[START OF Dataset rows]

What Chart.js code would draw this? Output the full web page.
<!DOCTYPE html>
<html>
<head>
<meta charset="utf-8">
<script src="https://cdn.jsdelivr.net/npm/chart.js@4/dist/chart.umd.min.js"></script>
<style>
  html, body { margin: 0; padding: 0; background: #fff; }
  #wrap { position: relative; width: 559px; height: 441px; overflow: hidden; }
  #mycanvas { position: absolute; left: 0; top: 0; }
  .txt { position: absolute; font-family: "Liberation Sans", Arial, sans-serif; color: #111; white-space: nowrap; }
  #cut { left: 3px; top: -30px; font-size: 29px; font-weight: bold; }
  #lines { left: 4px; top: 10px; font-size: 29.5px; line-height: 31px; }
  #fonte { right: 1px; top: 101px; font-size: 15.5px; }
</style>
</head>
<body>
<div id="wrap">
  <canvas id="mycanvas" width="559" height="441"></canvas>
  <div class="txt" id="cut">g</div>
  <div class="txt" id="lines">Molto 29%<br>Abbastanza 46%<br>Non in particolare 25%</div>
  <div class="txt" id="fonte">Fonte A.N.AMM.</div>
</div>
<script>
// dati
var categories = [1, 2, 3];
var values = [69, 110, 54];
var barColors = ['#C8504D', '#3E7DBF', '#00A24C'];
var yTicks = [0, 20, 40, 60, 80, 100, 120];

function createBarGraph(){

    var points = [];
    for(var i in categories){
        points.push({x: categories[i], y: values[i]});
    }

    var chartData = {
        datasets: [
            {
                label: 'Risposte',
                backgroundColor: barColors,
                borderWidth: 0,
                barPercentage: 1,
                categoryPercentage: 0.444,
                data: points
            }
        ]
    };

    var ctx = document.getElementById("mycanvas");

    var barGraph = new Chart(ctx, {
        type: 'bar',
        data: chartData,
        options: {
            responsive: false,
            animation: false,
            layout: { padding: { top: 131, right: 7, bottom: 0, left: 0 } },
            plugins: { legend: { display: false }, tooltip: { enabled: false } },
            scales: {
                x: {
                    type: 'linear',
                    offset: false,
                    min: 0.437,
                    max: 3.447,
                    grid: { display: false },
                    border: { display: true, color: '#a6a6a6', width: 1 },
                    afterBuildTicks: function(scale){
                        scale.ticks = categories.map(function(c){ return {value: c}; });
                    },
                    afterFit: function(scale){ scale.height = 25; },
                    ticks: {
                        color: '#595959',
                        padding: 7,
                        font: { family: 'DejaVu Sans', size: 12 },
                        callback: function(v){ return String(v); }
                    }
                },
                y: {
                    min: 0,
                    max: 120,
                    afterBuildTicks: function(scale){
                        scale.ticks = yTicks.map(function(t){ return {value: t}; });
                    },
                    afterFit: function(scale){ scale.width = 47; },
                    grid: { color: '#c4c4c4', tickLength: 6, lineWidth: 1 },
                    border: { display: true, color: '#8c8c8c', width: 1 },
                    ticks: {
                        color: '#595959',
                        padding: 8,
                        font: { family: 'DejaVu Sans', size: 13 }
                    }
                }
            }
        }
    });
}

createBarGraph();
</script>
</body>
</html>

[END OF Dataset rows]
[START OF Dataset rows]

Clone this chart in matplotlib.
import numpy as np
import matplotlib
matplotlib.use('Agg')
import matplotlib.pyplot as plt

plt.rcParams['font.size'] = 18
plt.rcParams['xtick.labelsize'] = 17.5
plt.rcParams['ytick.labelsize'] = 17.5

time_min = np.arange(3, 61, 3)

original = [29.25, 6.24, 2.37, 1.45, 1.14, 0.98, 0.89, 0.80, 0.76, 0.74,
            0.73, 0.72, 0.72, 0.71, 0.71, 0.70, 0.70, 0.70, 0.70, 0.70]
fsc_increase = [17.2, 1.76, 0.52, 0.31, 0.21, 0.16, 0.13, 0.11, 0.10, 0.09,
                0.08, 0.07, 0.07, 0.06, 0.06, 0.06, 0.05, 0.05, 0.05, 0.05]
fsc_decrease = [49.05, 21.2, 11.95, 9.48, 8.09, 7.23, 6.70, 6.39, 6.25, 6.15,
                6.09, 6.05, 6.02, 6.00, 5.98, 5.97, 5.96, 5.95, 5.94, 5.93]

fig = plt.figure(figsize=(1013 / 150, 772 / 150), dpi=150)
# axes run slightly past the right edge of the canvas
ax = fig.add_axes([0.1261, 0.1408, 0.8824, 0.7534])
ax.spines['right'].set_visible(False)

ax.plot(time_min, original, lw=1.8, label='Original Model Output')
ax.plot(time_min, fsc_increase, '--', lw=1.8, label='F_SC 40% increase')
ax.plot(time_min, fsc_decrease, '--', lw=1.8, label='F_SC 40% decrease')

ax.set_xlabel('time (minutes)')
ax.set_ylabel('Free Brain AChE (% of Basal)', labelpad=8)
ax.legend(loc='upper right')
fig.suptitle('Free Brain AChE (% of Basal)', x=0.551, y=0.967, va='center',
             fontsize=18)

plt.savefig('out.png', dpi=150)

[END OF Dataset rows]
[START OF Dataset rows]

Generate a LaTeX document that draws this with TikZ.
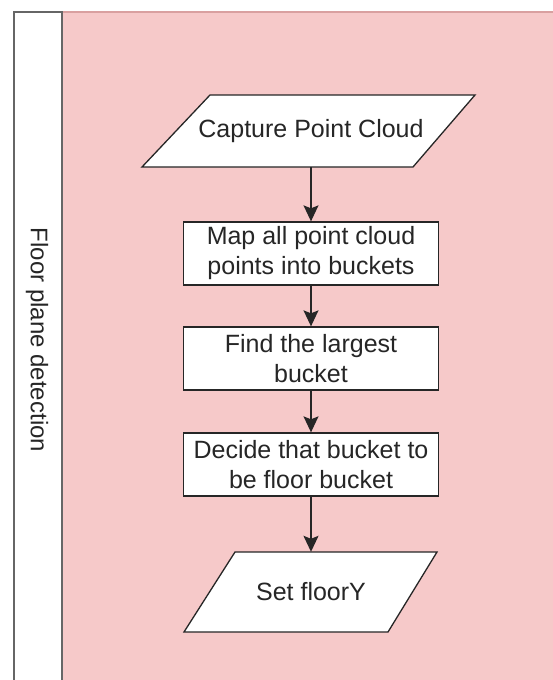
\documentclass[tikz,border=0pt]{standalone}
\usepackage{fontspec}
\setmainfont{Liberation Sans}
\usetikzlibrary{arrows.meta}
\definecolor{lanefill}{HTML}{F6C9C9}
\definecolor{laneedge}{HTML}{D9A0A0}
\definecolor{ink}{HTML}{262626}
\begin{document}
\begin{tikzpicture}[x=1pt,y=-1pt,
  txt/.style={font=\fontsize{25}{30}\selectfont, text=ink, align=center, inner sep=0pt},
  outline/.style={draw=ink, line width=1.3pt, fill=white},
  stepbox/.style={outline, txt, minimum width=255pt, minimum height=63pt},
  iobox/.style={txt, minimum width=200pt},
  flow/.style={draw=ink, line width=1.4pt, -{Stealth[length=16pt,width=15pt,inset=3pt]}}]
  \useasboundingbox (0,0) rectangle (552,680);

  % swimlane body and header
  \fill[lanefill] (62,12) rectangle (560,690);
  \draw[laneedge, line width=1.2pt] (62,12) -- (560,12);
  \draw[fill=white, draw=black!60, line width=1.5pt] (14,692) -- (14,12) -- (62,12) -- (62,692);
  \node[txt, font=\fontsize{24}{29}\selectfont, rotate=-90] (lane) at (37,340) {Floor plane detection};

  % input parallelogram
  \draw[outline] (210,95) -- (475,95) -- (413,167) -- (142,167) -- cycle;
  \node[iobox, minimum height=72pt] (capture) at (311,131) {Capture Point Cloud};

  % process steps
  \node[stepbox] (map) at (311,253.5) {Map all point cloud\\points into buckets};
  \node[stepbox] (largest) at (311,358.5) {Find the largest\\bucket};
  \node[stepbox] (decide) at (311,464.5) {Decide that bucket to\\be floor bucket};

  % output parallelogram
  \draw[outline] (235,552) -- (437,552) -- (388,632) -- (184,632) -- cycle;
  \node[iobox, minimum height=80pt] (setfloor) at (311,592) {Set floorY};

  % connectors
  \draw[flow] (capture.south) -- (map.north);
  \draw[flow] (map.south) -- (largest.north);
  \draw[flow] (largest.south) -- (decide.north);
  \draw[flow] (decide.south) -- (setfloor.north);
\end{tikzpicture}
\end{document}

[END OF Dataset rows]

**Aim of the exercise**
Copy exactly the stretch of lines that starts at the line holding "Generate a LaTeX" and ends at the line holding "minimum height=72pt] (capture)". Drop the pictures.

**Solution for this problem**
Generate a LaTeX document that draws this with TikZ.
\documentclass[tikz,border=0pt]{standalone}
\usepackage{fontspec}
\setmainfont{Liberation Sans}
\usetikzlibrary{arrows.meta}
\definecolor{lanefill}{HTML}{F6C9C9}
\definecolor{laneedge}{HTML}{D9A0A0}
\definecolor{ink}{HTML}{262626}
\begin{document}
\begin{tikzpicture}[x=1pt,y=-1pt,
  txt/.style={font=\fontsize{25}{30}\selectfont, text=ink, align=center, inner sep=0pt},
  outline/.style={draw=ink, line width=1.3pt, fill=white},
  stepbox/.style={outline, txt, minimum width=255pt, minimum height=63pt},
  iobox/.style={txt, minimum width=200pt},
  flow/.style={draw=ink, line width=1.4pt, -{Stealth[length=16pt,width=15pt,inset=3pt]}}]
  \useasboundingbox (0,0) rectangle (552,680);

  % swimlane body and header
  \fill[lanefill] (62,12) rectangle (560,690);
  \draw[laneedge, line width=1.2pt] (62,12) -- (560,12);
  \draw[fill=white, draw=black!60, line width=1.5pt] (14,692) -- (14,12) -- (62,12) -- (62,692);
  \node[txt, font=\fontsize{24}{29}\selectfont, rotate=-90] (lane) at (37,340) {Floor plane detection};

  % input parallelogram
  \draw[outline] (210,95) -- (475,95) -- (413,167) -- (142,167) -- cycle;
  \node[iobox, minimum height=72pt] (capture) at (311,131) {Capture Point Cloud};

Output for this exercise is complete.